(Entries with chart source code)
════════

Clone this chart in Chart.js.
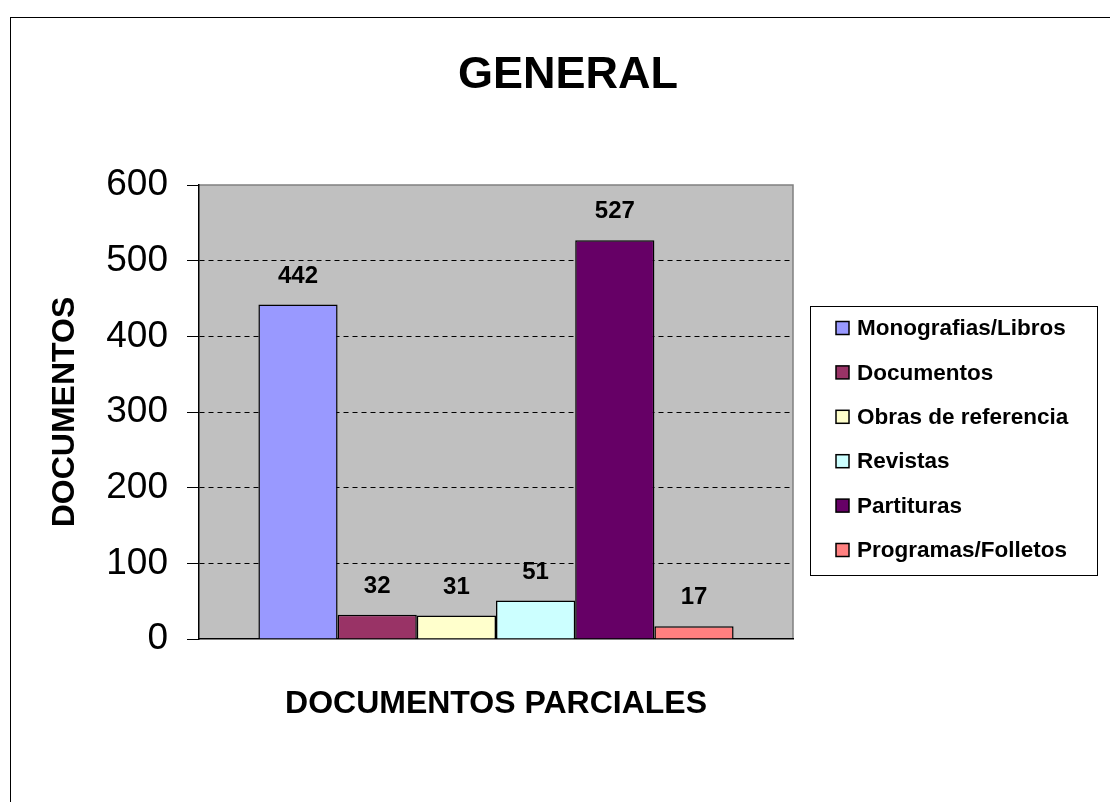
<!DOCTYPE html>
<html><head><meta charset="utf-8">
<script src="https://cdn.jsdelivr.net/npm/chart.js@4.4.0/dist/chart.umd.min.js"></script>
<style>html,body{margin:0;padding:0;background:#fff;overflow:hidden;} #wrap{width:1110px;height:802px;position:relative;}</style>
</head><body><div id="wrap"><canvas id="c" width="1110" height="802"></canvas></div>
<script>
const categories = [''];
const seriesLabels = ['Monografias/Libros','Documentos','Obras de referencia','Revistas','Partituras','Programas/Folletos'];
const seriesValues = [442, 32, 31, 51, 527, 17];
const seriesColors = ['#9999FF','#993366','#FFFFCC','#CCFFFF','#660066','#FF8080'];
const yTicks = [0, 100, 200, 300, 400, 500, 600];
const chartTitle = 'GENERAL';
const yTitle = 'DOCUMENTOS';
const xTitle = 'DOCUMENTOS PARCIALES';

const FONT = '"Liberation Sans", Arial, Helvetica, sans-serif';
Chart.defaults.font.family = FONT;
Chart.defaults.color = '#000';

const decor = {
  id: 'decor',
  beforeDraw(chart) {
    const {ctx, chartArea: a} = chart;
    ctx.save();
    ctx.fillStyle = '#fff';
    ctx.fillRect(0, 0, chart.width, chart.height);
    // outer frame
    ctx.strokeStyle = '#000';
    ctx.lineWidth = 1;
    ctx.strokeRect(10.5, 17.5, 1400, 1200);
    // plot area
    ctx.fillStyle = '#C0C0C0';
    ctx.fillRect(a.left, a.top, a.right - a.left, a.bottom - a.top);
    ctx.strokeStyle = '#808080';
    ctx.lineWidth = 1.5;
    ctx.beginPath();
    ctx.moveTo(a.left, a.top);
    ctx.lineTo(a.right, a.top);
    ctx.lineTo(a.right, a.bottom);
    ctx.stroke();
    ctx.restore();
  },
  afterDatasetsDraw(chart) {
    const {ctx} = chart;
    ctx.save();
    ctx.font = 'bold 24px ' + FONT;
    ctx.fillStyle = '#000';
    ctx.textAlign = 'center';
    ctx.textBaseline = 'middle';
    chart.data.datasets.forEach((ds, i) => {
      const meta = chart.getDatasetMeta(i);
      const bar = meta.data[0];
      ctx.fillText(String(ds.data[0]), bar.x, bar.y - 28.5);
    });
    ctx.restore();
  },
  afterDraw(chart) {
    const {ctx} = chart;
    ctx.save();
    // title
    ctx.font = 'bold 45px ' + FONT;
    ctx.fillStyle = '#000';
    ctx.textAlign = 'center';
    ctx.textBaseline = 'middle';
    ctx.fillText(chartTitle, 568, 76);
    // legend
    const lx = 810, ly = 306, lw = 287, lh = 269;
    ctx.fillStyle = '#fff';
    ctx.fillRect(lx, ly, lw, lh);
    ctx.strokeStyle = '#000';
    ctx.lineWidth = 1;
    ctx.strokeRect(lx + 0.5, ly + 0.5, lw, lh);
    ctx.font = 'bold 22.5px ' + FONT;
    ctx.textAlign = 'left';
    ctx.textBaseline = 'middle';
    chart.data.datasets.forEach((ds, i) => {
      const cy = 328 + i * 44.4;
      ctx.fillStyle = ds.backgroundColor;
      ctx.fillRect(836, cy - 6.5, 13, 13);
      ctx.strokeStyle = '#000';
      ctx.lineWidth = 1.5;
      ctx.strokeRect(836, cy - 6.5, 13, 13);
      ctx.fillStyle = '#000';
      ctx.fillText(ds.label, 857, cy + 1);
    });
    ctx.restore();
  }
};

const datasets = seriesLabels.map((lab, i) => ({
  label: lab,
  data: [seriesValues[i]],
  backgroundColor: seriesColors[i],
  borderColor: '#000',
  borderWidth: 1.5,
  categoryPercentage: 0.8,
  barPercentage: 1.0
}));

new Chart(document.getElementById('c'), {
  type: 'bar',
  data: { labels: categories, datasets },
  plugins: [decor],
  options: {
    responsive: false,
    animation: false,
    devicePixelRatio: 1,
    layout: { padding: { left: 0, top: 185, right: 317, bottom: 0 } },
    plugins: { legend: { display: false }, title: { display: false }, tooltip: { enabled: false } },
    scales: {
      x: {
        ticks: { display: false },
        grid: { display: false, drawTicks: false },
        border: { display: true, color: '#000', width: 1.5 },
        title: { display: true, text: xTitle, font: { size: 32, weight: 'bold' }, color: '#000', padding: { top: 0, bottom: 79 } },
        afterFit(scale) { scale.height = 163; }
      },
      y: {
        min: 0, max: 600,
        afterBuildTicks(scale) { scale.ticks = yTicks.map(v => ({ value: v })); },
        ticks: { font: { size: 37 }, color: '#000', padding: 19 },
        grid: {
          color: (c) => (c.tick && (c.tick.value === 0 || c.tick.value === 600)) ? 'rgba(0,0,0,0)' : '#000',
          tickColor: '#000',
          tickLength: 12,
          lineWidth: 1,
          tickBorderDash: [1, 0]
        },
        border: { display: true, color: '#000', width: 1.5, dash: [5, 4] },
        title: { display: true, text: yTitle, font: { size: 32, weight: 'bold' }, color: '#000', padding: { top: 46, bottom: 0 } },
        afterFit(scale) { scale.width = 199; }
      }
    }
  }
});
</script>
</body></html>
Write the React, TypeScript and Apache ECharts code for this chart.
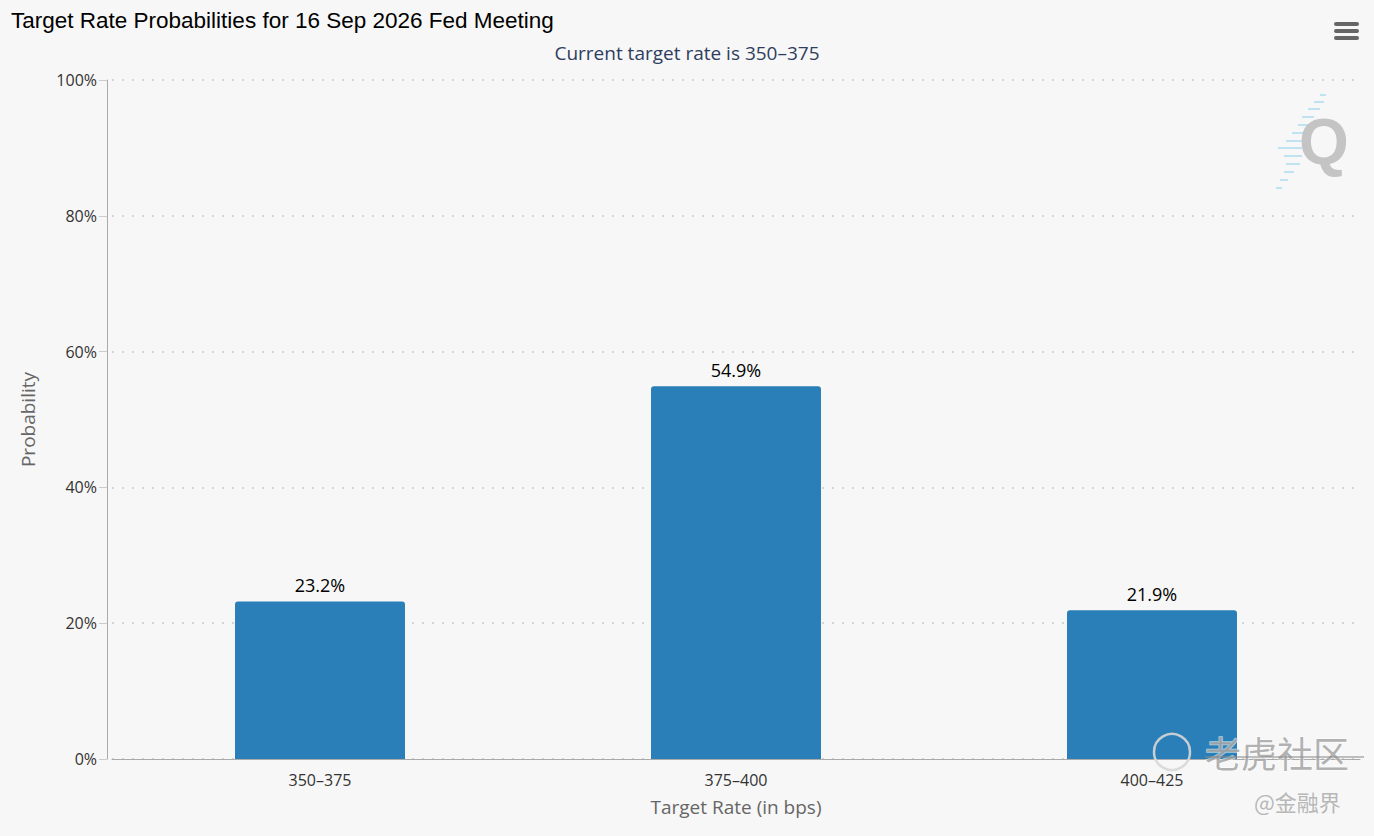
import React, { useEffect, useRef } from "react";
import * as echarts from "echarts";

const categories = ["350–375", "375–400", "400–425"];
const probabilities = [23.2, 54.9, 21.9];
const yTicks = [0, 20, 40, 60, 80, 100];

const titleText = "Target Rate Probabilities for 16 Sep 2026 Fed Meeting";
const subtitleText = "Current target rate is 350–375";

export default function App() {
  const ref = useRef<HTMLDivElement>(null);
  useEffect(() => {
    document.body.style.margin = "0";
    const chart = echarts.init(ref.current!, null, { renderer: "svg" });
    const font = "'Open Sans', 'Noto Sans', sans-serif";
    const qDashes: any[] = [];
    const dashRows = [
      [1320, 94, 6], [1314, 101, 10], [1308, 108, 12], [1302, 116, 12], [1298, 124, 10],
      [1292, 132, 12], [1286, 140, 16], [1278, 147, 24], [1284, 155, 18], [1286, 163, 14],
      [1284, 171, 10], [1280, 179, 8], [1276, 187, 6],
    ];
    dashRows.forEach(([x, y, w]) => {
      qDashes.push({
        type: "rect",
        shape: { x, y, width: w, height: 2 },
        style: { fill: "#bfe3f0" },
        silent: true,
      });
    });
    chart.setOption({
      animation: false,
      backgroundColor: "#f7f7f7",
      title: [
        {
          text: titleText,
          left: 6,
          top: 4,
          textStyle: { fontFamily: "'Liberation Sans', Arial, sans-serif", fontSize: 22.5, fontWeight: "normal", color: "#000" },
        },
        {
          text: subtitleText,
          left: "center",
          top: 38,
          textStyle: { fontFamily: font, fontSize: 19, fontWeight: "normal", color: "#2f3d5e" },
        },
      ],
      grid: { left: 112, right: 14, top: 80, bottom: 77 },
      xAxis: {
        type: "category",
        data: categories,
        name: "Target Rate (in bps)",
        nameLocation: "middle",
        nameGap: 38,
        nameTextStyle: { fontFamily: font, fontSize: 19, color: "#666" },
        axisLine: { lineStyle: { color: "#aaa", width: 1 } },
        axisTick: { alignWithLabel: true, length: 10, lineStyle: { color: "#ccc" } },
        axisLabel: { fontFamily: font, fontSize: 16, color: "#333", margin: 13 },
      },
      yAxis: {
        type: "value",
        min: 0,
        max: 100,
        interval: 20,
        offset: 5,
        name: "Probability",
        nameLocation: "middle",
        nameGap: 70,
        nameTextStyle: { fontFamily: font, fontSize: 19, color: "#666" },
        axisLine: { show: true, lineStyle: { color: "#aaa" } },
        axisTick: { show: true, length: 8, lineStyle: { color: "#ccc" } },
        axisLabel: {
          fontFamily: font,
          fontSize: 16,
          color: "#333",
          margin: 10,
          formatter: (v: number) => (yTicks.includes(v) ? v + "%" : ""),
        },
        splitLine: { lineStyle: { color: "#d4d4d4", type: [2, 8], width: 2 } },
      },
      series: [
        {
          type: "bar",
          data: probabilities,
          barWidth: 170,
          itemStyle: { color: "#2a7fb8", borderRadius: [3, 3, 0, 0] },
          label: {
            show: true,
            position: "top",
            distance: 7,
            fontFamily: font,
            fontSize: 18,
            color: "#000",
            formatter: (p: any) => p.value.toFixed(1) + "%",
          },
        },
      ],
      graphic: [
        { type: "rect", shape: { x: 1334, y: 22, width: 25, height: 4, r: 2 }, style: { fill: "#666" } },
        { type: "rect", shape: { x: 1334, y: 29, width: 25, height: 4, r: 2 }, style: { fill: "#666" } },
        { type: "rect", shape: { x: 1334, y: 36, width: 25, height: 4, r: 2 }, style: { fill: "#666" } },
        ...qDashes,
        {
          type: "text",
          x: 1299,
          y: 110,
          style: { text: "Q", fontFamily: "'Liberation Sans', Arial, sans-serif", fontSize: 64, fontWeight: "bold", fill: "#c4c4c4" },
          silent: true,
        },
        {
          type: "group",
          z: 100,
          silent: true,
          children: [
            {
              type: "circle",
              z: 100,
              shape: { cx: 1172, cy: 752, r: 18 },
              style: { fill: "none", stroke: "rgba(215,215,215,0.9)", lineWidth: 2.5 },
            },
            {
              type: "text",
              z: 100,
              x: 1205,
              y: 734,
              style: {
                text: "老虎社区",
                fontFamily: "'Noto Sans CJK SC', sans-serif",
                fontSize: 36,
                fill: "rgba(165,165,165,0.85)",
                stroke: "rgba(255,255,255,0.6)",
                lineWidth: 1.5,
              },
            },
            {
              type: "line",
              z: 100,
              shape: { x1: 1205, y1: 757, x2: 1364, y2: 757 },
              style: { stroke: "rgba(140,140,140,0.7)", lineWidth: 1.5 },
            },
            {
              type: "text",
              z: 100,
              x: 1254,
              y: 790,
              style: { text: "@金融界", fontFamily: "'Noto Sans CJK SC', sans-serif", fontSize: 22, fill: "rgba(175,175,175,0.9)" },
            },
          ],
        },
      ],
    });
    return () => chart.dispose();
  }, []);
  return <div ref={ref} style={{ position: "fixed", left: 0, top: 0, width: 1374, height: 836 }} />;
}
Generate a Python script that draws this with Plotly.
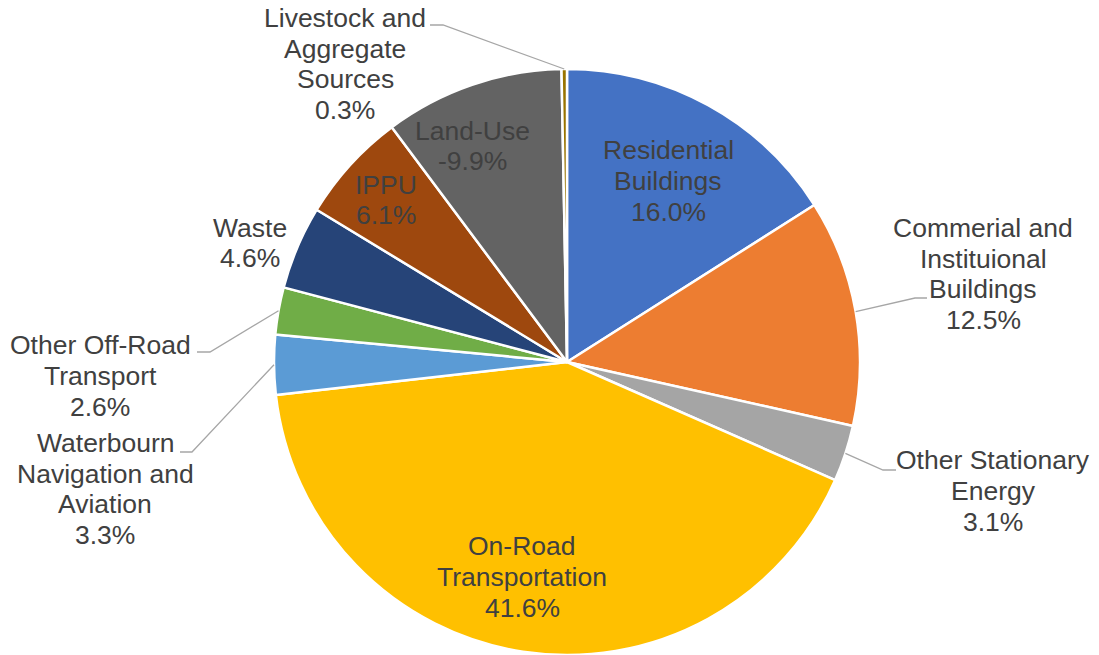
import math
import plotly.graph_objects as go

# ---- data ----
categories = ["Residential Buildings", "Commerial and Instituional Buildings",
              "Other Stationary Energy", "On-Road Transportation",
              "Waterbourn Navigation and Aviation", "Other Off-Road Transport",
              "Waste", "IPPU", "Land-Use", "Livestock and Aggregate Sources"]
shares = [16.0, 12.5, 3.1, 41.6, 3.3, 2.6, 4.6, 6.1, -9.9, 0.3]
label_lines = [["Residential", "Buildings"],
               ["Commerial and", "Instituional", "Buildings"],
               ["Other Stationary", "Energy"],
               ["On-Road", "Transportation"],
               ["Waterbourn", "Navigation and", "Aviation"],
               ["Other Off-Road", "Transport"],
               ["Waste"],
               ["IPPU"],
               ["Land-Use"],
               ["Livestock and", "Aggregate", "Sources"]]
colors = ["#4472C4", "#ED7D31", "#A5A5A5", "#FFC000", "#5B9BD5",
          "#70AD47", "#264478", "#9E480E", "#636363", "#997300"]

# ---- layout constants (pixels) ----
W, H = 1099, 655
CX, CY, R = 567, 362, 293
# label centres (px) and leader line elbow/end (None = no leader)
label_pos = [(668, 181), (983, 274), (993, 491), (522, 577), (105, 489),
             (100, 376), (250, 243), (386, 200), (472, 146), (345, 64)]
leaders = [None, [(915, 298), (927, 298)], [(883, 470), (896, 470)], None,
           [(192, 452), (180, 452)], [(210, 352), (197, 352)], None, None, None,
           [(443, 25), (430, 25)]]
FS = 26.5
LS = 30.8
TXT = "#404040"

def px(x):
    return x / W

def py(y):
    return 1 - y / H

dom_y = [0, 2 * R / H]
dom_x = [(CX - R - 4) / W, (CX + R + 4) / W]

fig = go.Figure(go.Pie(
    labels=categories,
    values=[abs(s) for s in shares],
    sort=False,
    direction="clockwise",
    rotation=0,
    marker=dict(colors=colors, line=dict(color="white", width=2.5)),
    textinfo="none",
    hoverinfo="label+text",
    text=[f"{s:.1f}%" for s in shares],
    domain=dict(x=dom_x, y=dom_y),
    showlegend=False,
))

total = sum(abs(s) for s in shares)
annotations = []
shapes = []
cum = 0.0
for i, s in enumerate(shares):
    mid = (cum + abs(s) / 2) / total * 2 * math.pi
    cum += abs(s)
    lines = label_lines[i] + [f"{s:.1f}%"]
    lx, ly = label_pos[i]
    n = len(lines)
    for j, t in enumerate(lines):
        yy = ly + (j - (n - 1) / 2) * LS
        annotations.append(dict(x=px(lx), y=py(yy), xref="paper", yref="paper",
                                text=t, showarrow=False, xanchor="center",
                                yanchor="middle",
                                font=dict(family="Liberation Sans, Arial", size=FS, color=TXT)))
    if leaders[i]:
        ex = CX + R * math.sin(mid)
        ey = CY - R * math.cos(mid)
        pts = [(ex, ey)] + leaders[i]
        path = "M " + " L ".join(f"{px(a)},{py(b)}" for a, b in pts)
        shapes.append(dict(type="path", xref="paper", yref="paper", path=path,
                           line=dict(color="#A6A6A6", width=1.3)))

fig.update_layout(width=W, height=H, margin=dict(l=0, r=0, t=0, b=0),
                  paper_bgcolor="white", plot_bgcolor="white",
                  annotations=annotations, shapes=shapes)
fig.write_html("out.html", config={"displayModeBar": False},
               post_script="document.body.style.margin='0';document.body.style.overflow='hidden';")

════════

__What is being asked__. Start with the line that includes "Generate a Python" and finish with the line that includes "dom_x = [(CX - R - 4) / W, (CX + R + 4) / W]": reproduce those lines exactly, nothing before or after, and omit any pictures.

__Task output__.
Generate a Python script that draws this with Plotly.
import math
import plotly.graph_objects as go

# ---- data ----
categories = ["Residential Buildings", "Commerial and Instituional Buildings",
              "Other Stationary Energy", "On-Road Transportation",
              "Waterbourn Navigation and Aviation", "Other Off-Road Transport",
              "Waste", "IPPU", "Land-Use", "Livestock and Aggregate Sources"]
shares = [16.0, 12.5, 3.1, 41.6, 3.3, 2.6, 4.6, 6.1, -9.9, 0.3]
label_lines = [["Residential", "Buildings"],
               ["Commerial and", "Instituional", "Buildings"],
               ["Other Stationary", "Energy"],
               ["On-Road", "Transportation"],
               ["Waterbourn", "Navigation and", "Aviation"],
               ["Other Off-Road", "Transport"],
               ["Waste"],
               ["IPPU"],
               ["Land-Use"],
               ["Livestock and", "Aggregate", "Sources"]]
colors = ["#4472C4", "#ED7D31", "#A5A5A5", "#FFC000", "#5B9BD5",
          "#70AD47", "#264478", "#9E480E", "#636363", "#997300"]

# ---- layout constants (pixels) ----
W, H = 1099, 655
CX, CY, R = 567, 362, 293
# label centres (px) and leader line elbow/end (None = no leader)
label_pos = [(668, 181), (983, 274), (993, 491), (522, 577), (105, 489),
             (100, 376), (250, 243), (386, 200), (472, 146), (345, 64)]
leaders = [None, [(915, 298), (927, 298)], [(883, 470), (896, 470)], None,
           [(192, 452), (180, 452)], [(210, 352), (197, 352)], None, None, None,
           [(443, 25), (430, 25)]]
FS = 26.5
LS = 30.8
TXT = "#404040"

def px(x):
    return x / W

def py(y):
    return 1 - y / H

dom_y = [0, 2 * R / H]
dom_x = [(CX - R - 4) / W, (CX + R + 4) / W]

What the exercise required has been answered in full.